Após o nascimento dos bebês, Réia Sílvia teria sido morta e seu corpo atirado no Tibre, rio que corta Roma, fazendo em seguida sua apoteose e se casando com o deus-rio Tiberinus; ou teria sido aprisionada e posteriormente libertada por seus filhos semidivinos.
Rubens conhecia profundamente a mitologia greco-romana; ele havia visitado a Itália e suas ruínas. É provável que a composição dessa obra tenha sido inspirada de um sarcófago romano do século III, repleto de personagens, com Marte e Réia Sílvia ao centro, visto pelo artista na Villa Mattei. Sarcófago hoje dividido – literalmente – entre a Villa Mattei e o Museu do Vaticano. O artista também fez muitos desenhos baseados em estátuas e fragmentos antigos, e, provavelmente, parte da pintura – uma coluna, uma estátua, um detalhe – deriva desses esboços.
Gesso do Museo della Civiltà Romana representando sarcófago romano do século III, hoje dividido entre a Villa Mattei e o Museu do Vaticano.
Como já dito anteriormente, Réia está na metade da composição ligada ao templo. Já Marte está na metade ao ar livre. Essa oposição faz referência ao papel da mulher e do homem na sociedade romana, entre muitas outras civilizações. A mulher se ocupa do ambiente doméstico, protegido de perigos, e pouco sai – a deusa Vesta, inclusive, é a protetora do lar e dos partos – enquanto o homem « está no mundo ». Além da oposição espaço interno X espaço externo, é possível perceber a pele muito branca e os cabelos loiros de Réia em contraste com a carnação e os cabelos mais escuros de Marte. Esse detalhe da pele é muito frequente nas obras de Rubens, tal como nos vasos gregos antigos, enfatizando ainda mais essa diferença dos sexos, dado que as atividades ao ar livre e ao sol acabam por deixar a pele bronzeada. A armadura, rígida e forte, em comparação às vestes delicadas e maleáveis da mulher é também outro detalhe que indica a intenção do artista de representar essa oposição.
Falando de roupas, é interessante notar que em diversas de suas obras, Marte aparece caracterizado de maneira quase igual, com uma armadura massiva e escura acompanhada de uma capa vermelha.

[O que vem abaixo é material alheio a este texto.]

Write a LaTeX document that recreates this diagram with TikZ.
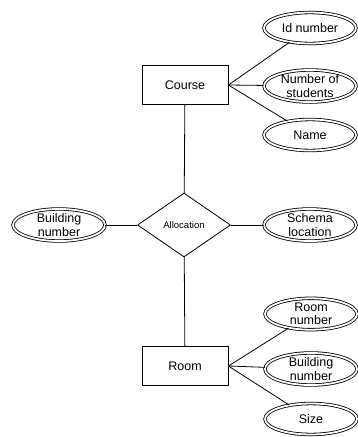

Rubens, O triunfo da vitória, óleo sobre painel de madeira, 1614. Conservado no Museumslandschaft Hessen Kassel, Kassel, Alemanha.
*Tradução livre do francês :
« Désarmé, tu sais triompher encore; tu étais désarmé quand une prêtresse [3, 10] te reçut dans ses bras, afin que Rome un jour adorât en toi le père d’une race de héros.